By Tracy
In no particular order:
1. Sewing. I was hopeless at this at school, and have resisted returning to it in any way at all since then. I tell myself it's the spatial aspect I can't handle ("I'll end up stitching the wrong bits together") but I've never had that problem when making up knitted garments, so it's just self-deluding. Plus, I was hopeless at cooking in my schooldays, and have no problems with it now... so the schooldays excuse doesn't wash. Why this resistance to such a useful skill?
2. Preserving fruits and vegetables. I used to make a lot of jam (easy) but I have never learned how to bottle or to dry. Resistance comes in the form of a paranoia about poisoning ("What if I didn't seal the jars properly?") but there is really no reason to be so afraid of it. Plenty of people manage (and always used to manage) this without poisoning anyone; why not me? The very old Golden Wattle Cookbook in my kitchen drawer, despite needing much adaptation for a vegan cook, is full of practical information about this. (I did blanch and freeze several litres of our abundant broad beans recently, and tentatively used the first batch in dinner two days ago -- not without paranoia about the quantity of ice crystals they had gathered, despite my best efforts to pat them dry and freeze them quickly. But I would prefer to learn ways of preserving that aren't reliant on electricity as freezing is.)
3. Making vegan soap. Without palm oil. There are many vegan soaps around but almost all of them use palm oil (in place of animal fat). There was a company called Desert River (in Brookton, I believe) making soap that was animal- and palm-oil-free, but they don't seem to be on the net anymore. According to the Cruelty-Free Shop, Rambilldeene Farm soap uses "sustainable palm oil", so that may be the best option when buying from the supermarket, but I recently read an article that raised issues about the whole Round Table on sustainable palm oil thing... Best of all would be to make it oneself. I started humming and ha-ing about this more than five years ago... why have I not done it?
4. Ditto for making vegan candles. Then I'd have to worry about the provenance of the soy wax...
5. Do a permaculture course. I've been humming and ha-ing about this one for ages too. Hard to fit in when you've got a little kid, unless it's part-time and spread over several weeks. And needs adapting for vegans, since we don't import animals into the picture. (Though animals may come of their own accord and do what they do best -- as they already do on this block... but vegans don't eat them, eat from them, or keep them for use of any kind.) We already have a veganic veggie garden, and John has been a veganic gardener on and off for more than twenty years, but I would like to learn more about the principles of permaculture that could be useful to vegans.
6. Make paper, as John mentioned in an earlier post. It would make sense to recycle the paper we've already got, and some months ago I started to look into paper-making kits online and even bookmarked this site, but again, haven't "got around to it"...

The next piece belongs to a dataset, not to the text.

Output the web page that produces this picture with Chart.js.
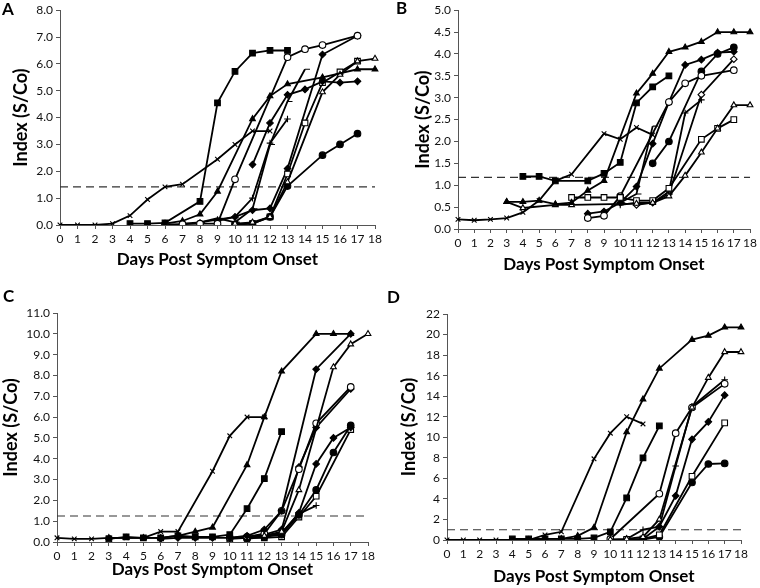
<!DOCTYPE html>
<html>
<head>
<meta charset="utf-8">
<script src="https://cdn.jsdelivr.net/npm/chart.js@4.4.0/dist/chart.umd.min.js"></script>
<style>
  body { margin: 0; background: #fff; }
  #wrap { position: relative; width: 760px; height: 588px; overflow: hidden; font-family: Lato, sans-serif; }
  canvas { position: absolute; }
  .lbl { position: absolute; font-weight: bold; font-size: 17px; color: #000; }
</style>
</head>
<body>
<div id="wrap">
  <canvas id="chartA" style="left:0;top:0"></canvas>
  <canvas id="chartB" style="left:380px;top:0"></canvas>
  <canvas id="chartC" style="left:0;top:294px"></canvas>
  <canvas id="chartD" style="left:380px;top:294px"></canvas>
  <div class="lbl" style="left:2px;top:-2px">A</div>
  <div class="lbl" style="left:396px;top:-3px">B</div>
  <div class="lbl" style="left:3px;top:285px">C</div>
  <div class="lbl" style="left:387px;top:286px">D</div>
</div>
<script>
const days = ['0','1','2','3','4','5','6','7','8','9','10','11','12','13','14','15','16','17','18'];
const _ = null;

// Panel A
const aCross   = [0,0,0,0.05,0.35,0.95,1.42,1.52,_,2.45,3.0,3.5,3.5,_,_,_,_,_,_];
const aSqFill  = [_,_,_,_,0.05,0.05,0.08,_,0.88,4.55,5.72,6.4,6.5,6.5,_,_,_,_,_];
const aCircOpen= [_,_,_,_,_,_,0.02,0.03,0.05,0.05,1.7,_,_,6.25,6.55,6.7,_,7.05,_];
const aTriFill = [_,_,_,_,_,_,0.05,0.15,0.4,1.25,_,3.95,4.8,5.25,_,5.5,_,5.8,5.8];
const aTriOpen = [_,_,_,_,_,_,_,_,_,_,0.05,0.1,0.3,1.6,_,4.95,5.6,6.1,6.2];
const aDiaFill = [_,_,_,_,_,_,_,_,_,_,_,2.25,3.8,4.85,5.05,5.35,5.3,5.35,_];
const aPlus    = [_,_,_,_,_,_,_,0.05,0.1,0.2,0.3,1.0,3.05,3.95,_,_,_,_,_];
const aDash    = [_,_,_,_,_,_,_,_,0.1,0.25,0.1,0.6,3.0,4.6,5.8,_,_,_,_];
const aCircFill= [_,_,_,_,_,_,_,_,_,_,0.02,0.05,0.3,1.45,_,2.6,3.0,3.4,_];
const aSqOpen  = [_,_,_,_,_,_,_,_,_,_,0.02,0.05,0.3,1.9,3.8,5.3,5.7,6.1,_];
const aStar    = [_,_,_,_,_,_,_,_,_,0.15,0.3,0.55,0.62,2.1,_,6.35,_,7.05,_];
const aCutoff  = 1.42;

// Panel B
const bCross   = [0.22,0.2,0.22,0.25,0.38,0.65,1.1,1.25,_,2.18,2.05,2.32,2.15,_,_,_,_,_,_];
const bSqFill  = [_,_,_,_,1.2,1.2,1.1,_,1.1,1.27,1.52,2.88,3.25,3.5,_,_,_,_,_];
const bTriFill = [_,_,_,0.62,0.62,0.65,0.57,0.6,0.88,1.1,_,3.1,3.55,4.05,4.15,4.28,4.5,4.5,4.5];
const bTriOpen = [_,_,_,0.62,0.48,_,0.55,0.55,_,_,_,0.58,0.6,0.75,1.22,1.75,2.3,2.83,2.83];
const bSqOpen  = [_,_,_,_,_,_,_,0.72,0.72,0.72,0.72,0.65,0.65,0.93,_,2.05,2.3,2.5,_];
const bCircOpen= [_,_,_,_,_,_,_,_,0.25,0.3,0.75,_,_,2.9,3.33,3.5,_,3.63,_];
const bCircFill= [_,_,_,_,_,_,_,_,_,_,_,_,1.5,2.0,_,3.6,4.0,4.15,_];
const bDiaFill = [_,_,_,_,_,_,_,_,0.35,0.4,0.6,0.97,1.95,2.9,3.75,3.87,4.03,4.05,_];
const bPlus    = [_,_,_,_,_,_,_,_,_,_,0.55,0.6,0.6,0.85,2.65,2.95,_,_,_];
const bDiaOpen = [_,_,_,_,_,_,_,_,_,_,_,0.55,0.6,0.8,_,3.07,_,3.88,_];
const bDash    = [_,_,_,_,_,_,_,_,_,_,0.6,0.8,2.35,_,_,_,_,_,_];
const bCutoff  = 1.18;

// Panel C
const cCross   = [0.2,0.15,0.15,0.2,0.2,0.2,0.5,0.5,_,3.4,5.1,6.0,6.0,_,_,_,_,_,_];
const cTriFill = [_,_,_,0.2,0.2,0.2,0.2,0.3,0.5,0.7,_,3.7,6.0,8.2,_,10.0,10.0,10.0,_];
const cSqFill  = [_,_,_,0.15,0.25,0.2,0.2,0.3,0.25,0.25,0.35,1.6,3.05,5.3,_,_,_,_,_];
const cDiaFill = [_,_,_,_,_,_,_,_,_,_,0.2,0.3,0.6,1.5,_,8.3,_,10.0,_];
const cTriOpen = [_,_,_,_,_,_,_,_,_,_,_,0.2,0.3,0.5,2.5,_,8.4,9.5,10.0];
const cCircOpen= [_,_,_,_,_,_,_,_,_,_,0.2,0.25,0.4,1.5,3.5,5.7,_,7.45,_];
const cStar    = [_,_,_,_,_,_,0.15,0.2,0.2,0.2,0.2,0.25,0.35,0.6,3.6,5.5,_,7.35,_];
const cDia2    = [_,_,_,_,_,_,_,_,_,_,_,0.2,0.3,0.4,1.4,3.75,5.0,5.5,_];
const cCircFill= [_,_,_,_,_,_,_,_,_,_,_,0.15,0.25,0.35,1.3,2.5,4.3,5.6,_];
const cSqOpen  = [_,_,_,_,_,_,_,_,_,_,0.15,0.2,0.2,0.25,1.2,2.2,_,5.4,_];
const cPlus    = [_,_,_,_,_,_,_,_,_,_,_,_,0.3,0.45,1.35,1.75,_,_,_];
const cCutoff  = 1.25;

// Panel D
const dCross   = [0,0,0,0,0,0,0.5,0.8,_,7.9,10.4,12.0,11.3,_,_,_,_,_,_];
const dTriFill = [_,_,_,_,_,0,0.1,0.1,0.4,1.2,_,10.5,13.7,16.7,_,19.5,19.9,20.7,20.7];
const dSqFill  = [_,_,_,_,0.1,0.1,0.1,0.1,0.1,0.2,0.8,4.1,8.0,11.1,_,_,_,_,_];
const dTriOpen = [_,_,_,_,_,_,_,_,_,_,0.05,0.1,0.3,2.0,_,12.9,15.8,18.3,18.3];
const dCircOpen= [_,_,_,_,_,_,_,_,_,_,0.1,_,_,4.5,10.4,12.9,_,15.2,_];
const dDiaFill = [_,_,_,_,_,_,_,_,_,_,_,_,0.1,1.3,4.3,9.8,11.5,14.1,_];
const dSqOpen  = [_,_,_,_,_,_,_,_,_,_,_,0.05,0.1,0.5,_,6.2,_,11.4,_];
const dCircFill= [_,_,_,_,_,_,_,_,_,_,_,0.05,0.05,0.3,_,5.6,7.4,7.45,_];
const dPlus    = [_,_,_,_,_,_,_,_,_,_,_,0.1,1.0,1.3,7.2,13.0,_,15.6,_];
const dCutoff  = 1.0;

function ds(data, style, open, r) {
  return {
    data: data,
    borderColor: '#000',
    borderWidth: 1.8,
    pointStyle: style,
    pointRadius: r || 3.3,
    pointBorderColor: '#000',
    pointBorderWidth: 1.1,
    pointBackgroundColor: open ? '#fff' : '#000',
    spanGaps: true,
    tension: 0
  };
}

function cutoffLine(v) {
  return {
    data: days.map(() => v),
    borderColor: '#333',
    borderWidth: 1.2,
    borderDash: [8, 5],
    pointRadius: 0,
    order: 99
  };
}

function makePanel(id, w, h, sets, cfg) {
  const el = document.getElementById(id);
  el.width = w; el.height = h;
  el.style.width = w + 'px'; el.style.height = h + 'px';
  return new Chart(el, {
    type: 'line',
    data: { labels: days, datasets: sets },
    options: {
      responsive: false,
      animation: false,
      events: [],
      layout: { padding: cfg.pad },
      plugins: { legend: { display: false }, tooltip: { enabled: false } },
      scales: {
        x: {
          offset: false,
          grid: { display: true, drawOnChartArea: false, drawTicks: true, tickLength: 4, color: '#555' },
          border: { color: '#555', width: 1 },
          ticks: { color: '#111', font: { family: 'Lato', size: 12 }, padding: 3, maxRotation: 0, autoSkip: false },
          title: { display: true, text: 'Days Post Symptom Onset', color: '#000',
                   font: { family: 'Lato', size: 17, weight: 'bold' }, padding: { top: 0, bottom: cfg.xtPad } },
          afterFit: s => { s.height = cfg.xh; }
        },
        y: {
          min: 0, max: cfg.max,
          grid: { display: true, drawOnChartArea: false, drawTicks: true, tickLength: 4, color: '#555' },
          border: { color: '#555', width: 1 },
          ticks: { stepSize: cfg.step, color: '#111', font: { family: 'Lato', size: 12 }, padding: 3,
                   callback: v => cfg.dec ? Number(v).toFixed(1) : String(v) },
          title: { display: true, text: 'Index (S/Co)', color: '#000',
                   font: { family: 'Lato', size: 18, weight: 'bold' }, padding: { top: cfg.ytPad, bottom: 0 } },
          afterFit: s => { s.width = cfg.yw; }
        }
      }
    }
  });
}

makePanel('chartA', 385, 290, [
  ds(aCross, 'crossRot', false), ds(aSqFill, 'rect', false, 4), ds(aCircOpen, 'circle', true),
  ds(aTriFill, 'triangle', false), ds(aTriOpen, 'triangle', true), ds(aDiaFill, 'rectRot', false),
  ds(aPlus, 'cross', false), ds(aDash, 'dash', false, 5), ds(aCircFill, 'circle', false),
  ds(aSqOpen, 'rect', true, 4), ds(aStar, 'rectRot', false), cutoffLine(aCutoff)
], { pad: { top: 7, right: 10, left: 0, bottom: 0 }, xh: 65, xtPad: 20, yw: 60, ytPad: 10, max: 8, step: 1, dec: true });

makePanel('chartB', 380, 290, [
  ds(bCross, 'crossRot', false), ds(bSqFill, 'rect', false, 4), ds(bTriFill, 'triangle', false),
  ds(bTriOpen, 'triangle', true), ds(bSqOpen, 'rect', true, 4), ds(bCircOpen, 'circle', true),
  ds(bCircFill, 'circle', false), ds(bDiaFill, 'rectRot', false), ds(bPlus, 'cross', false),
  ds(bDiaOpen, 'rectRot', true), ds(bDash, 'dash', false, 5), cutoffLine(bCutoff)
], { pad: { top: 10, right: 8, left: 0, bottom: 0 }, xh: 61, xtPad: 15, yw: 78, ytPad: 32, max: 5, step: 0.5, dec: true });

makePanel('chartC', 380, 294, [
  ds(cCross, 'crossRot', false), ds(cTriFill, 'triangle', false), ds(cSqFill, 'rect', false, 4),
  ds(cDiaFill, 'rectRot', false), ds(cTriOpen, 'triangle', true), ds(cCircOpen, 'circle', true),
  ds(cStar, 'rectRot', false), ds(cDia2, 'rectRot', false), ds(cCircFill, 'circle', false),
  ds(cSqOpen, 'rect', true, 4), ds(cPlus, 'cross', false), cutoffLine(cCutoff)
], { pad: { top: 19, right: 12, left: 0, bottom: 0 }, xh: 46, xtPad: 8, yw: 57, ytPad: 0, max: 11, step: 1, dec: true });

makePanel('chartD', 380, 294, [
  ds(dCross, 'crossRot', false), ds(dTriFill, 'triangle', false), ds(dSqFill, 'rect', false, 4),
  ds(dTriOpen, 'triangle', true), ds(dCircOpen, 'circle', true), ds(dDiaFill, 'rectRot', false),
  ds(dSqOpen, 'rect', true, 4), ds(dCircFill, 'circle', false), ds(dPlus, 'cross', false),
  cutoffLine(dCutoff)
], { pad: { top: 20, right: 19, left: 0, bottom: 0 }, xh: 48, xtPad: 1, yw: 67, ytPad: 18, max: 22, step: 2, dec: false });
</script>
</body>
</html>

7. This is last (for now) but not least. Do a first-aid course, a proper one with St John Ambulance, because I've been saying it for about seven or more years and I never actually take the step. I really loathe their t.v. ad, the one where they talk about the typical mother who did this and this and that but never made time to learn life-saving skills and so couldn't save her kid's life... I loathe it because it plays on a specifically feminine guilt, especially about having time for oneself, a career, whatever, as if that has to be at the expense of your kids. (If they showed a dad pursuing all his work and leisure activities and then said, "but he never made time to learn how to save a life", I might buy it.)
Nonetheless, guilt aside, it makes obvious sense to acquire these skills.
There are so, so many more. I will probably extend the list in a later post.